Even with the closing of physical locations of libraries, there are many e-books available on raising backyard chickens, as well as popular forums like BackYardChickens, so newbies can get answers to their questions.

“People should get a coop or outside area prepared for them because the eight weeks they’re inside goes real quick,” Ms. Spann said. “Just be ready. Have the supplies you need before bringing the chicks home.”

“I didn’t know I was jumping on a bandwagon,” said Erin Scheessele, 42, of Corvallis, Ore., of her decision to start a flock of chickens. Her two sons, Simon, 9, and Peter, 11, had been out of school since March 11. “They’ve been asking for chickens for a while,” Ms. Scheessele said.

She’d been reluctant to commit to chickens as a pet that she knew could live for 10 years. (Chickens lay fewer eggs after two years and go through “henopause” around 5 or 6 years of age, but can live much longer. Owners should be prepared to kill the birds or keep them as a long-term freeloading pet.)

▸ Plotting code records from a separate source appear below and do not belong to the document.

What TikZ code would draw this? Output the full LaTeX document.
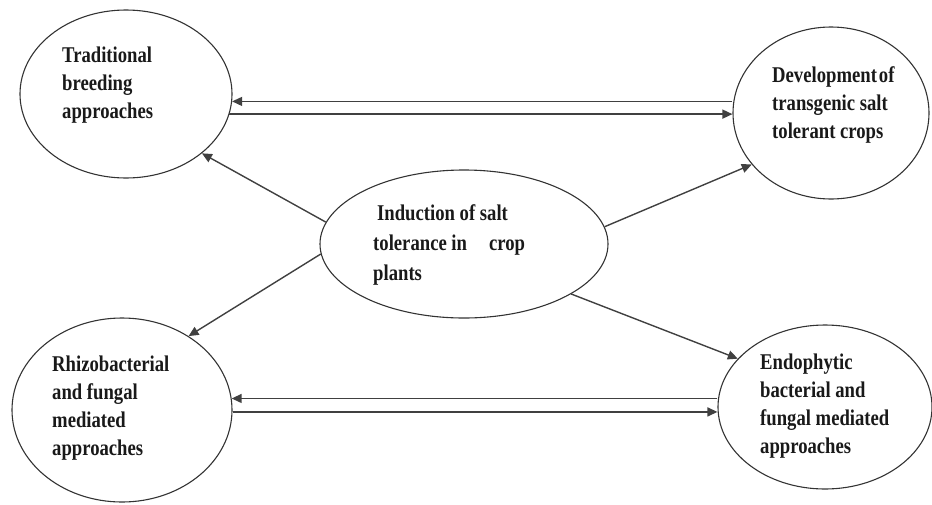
\documentclass[tikz,border=0pt]{standalone}
\usepackage{fontspec}
\setmainfont[FakeStretch=0.83]{Liberation Serif}
\usetikzlibrary{shapes.geometric,arrows.meta}
\begin{document}
\begin{tikzpicture}[x=1pt,y=-1pt,
  oval/.style={draw=black!80,line width=1.1pt,ellipse,inner sep=0pt},
  lbl/.style={anchor=north west,inner sep=0pt,align=left,
    font=\fontsize{22.5}{28}\selectfont\bfseries,text=black!90},
  arr/.style={draw=black!75,line width=1.4pt,-{Triangle[length=10pt,width=9pt]}},
  bar/.style={draw=black!75,line width=1.4pt}]
\useasboundingbox (0,0) rectangle (932,504);
\node[oval,minimum width=212pt,minimum height=168pt] (tl) at (126,94) {};
\node[oval,minimum width=196pt,minimum height=172pt] (tr) at (831,113) {};
\node[oval,minimum width=288pt,minimum height=148pt] (c) at (464,244) {};
\node[oval,minimum width=220pt,minimum height=184pt] (bl) at (122,410) {};
\node[oval,minimum width=214pt,minimum height=164pt] (br) at (825,407) {};
\node[lbl] (tlt) at (62,47) {Traditional\\breeding\\approaches};
\node[lbl] (trt) at (772,66) {Development\hspace{2pt}of\\transgenic salt\\tolerant crops};
\node[lbl,font=\fontsize{22.5}{30}\selectfont\bfseries] (ct) at (373,204) {\hspace{4pt}Induction of salt\\tolerance in\hspace{22pt}crop\\plants};
\node[lbl] (blt) at (52,356) {Rhizobacterial\\and fungal\\mediated\\approaches};
\node[lbl] (brt) at (760,354) {Endophytic\\bacterial and\\fungal mediated\\approaches};
% horizontal pairs
\draw[arr] (tr.west |- tl.-4) -- (tl.-4);
\draw[arr] (tl.-11) -- (tr.west |- tl.-11);
\draw[arr] (br.west |- bl.6) -- (bl.6);
\draw[arr] (bl.-1) -- (br.west |- bl.-1);
% diagonals
\draw[arr] (c.171) -- (tl.-38);
\draw[arr] (c.7.5) -- (tr.-147);
\draw[arr] (c.-176) -- (bl.48);
\draw[arr] (c.-25.5) -- (br.151);
\end{tikzpicture}
\end{document}
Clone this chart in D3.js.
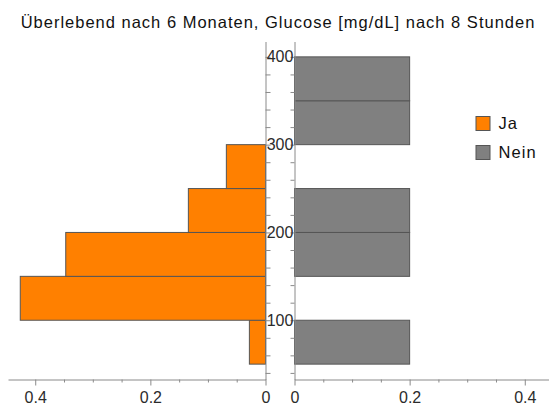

But between school closures in Corvallis and it being the beginning of baby chick season, the timing was perfect. “That’s why it came together,” she said. “We needed something to do.”

She and her sons went to a local feed store to buy a coop intending to bring home a starter flock of chicks on the same day. “But there were no chickens,” Ms. Scheessele said. “It was empty bin after empty bin.”

After days of frantic searching, she found a woman over an hour’s drive away who had some chicks to sell. “They haven’t hatched yet so we’re on hatch watch, which might be one day or eight days from now,” Ms. Scheessele said.

In the meantime she’s been plotting how she can use the chickens as both a fun distraction for her sons and a home schooling aid. Her sons are engrossed in what her husband calls “chick lit”— reading how-to guides for raising backyard chickens.

“Chickens are a great way of tying in biology, animal behavior, math and other subjects,” Ms. Scheessele said. “I had my math-resistant 9-year-old help calculate the perimeter of the coop to figure out how much hardware cloth we had to buy.”

He did it but later that day accused his mother of sneaking in a math lesson, noting, accurately, that Ms. Scheessele could have done the calculations herself. She was unapologetic about her trickery. “I’m really going to try and milk this for every educational drop of value I can get,” she said.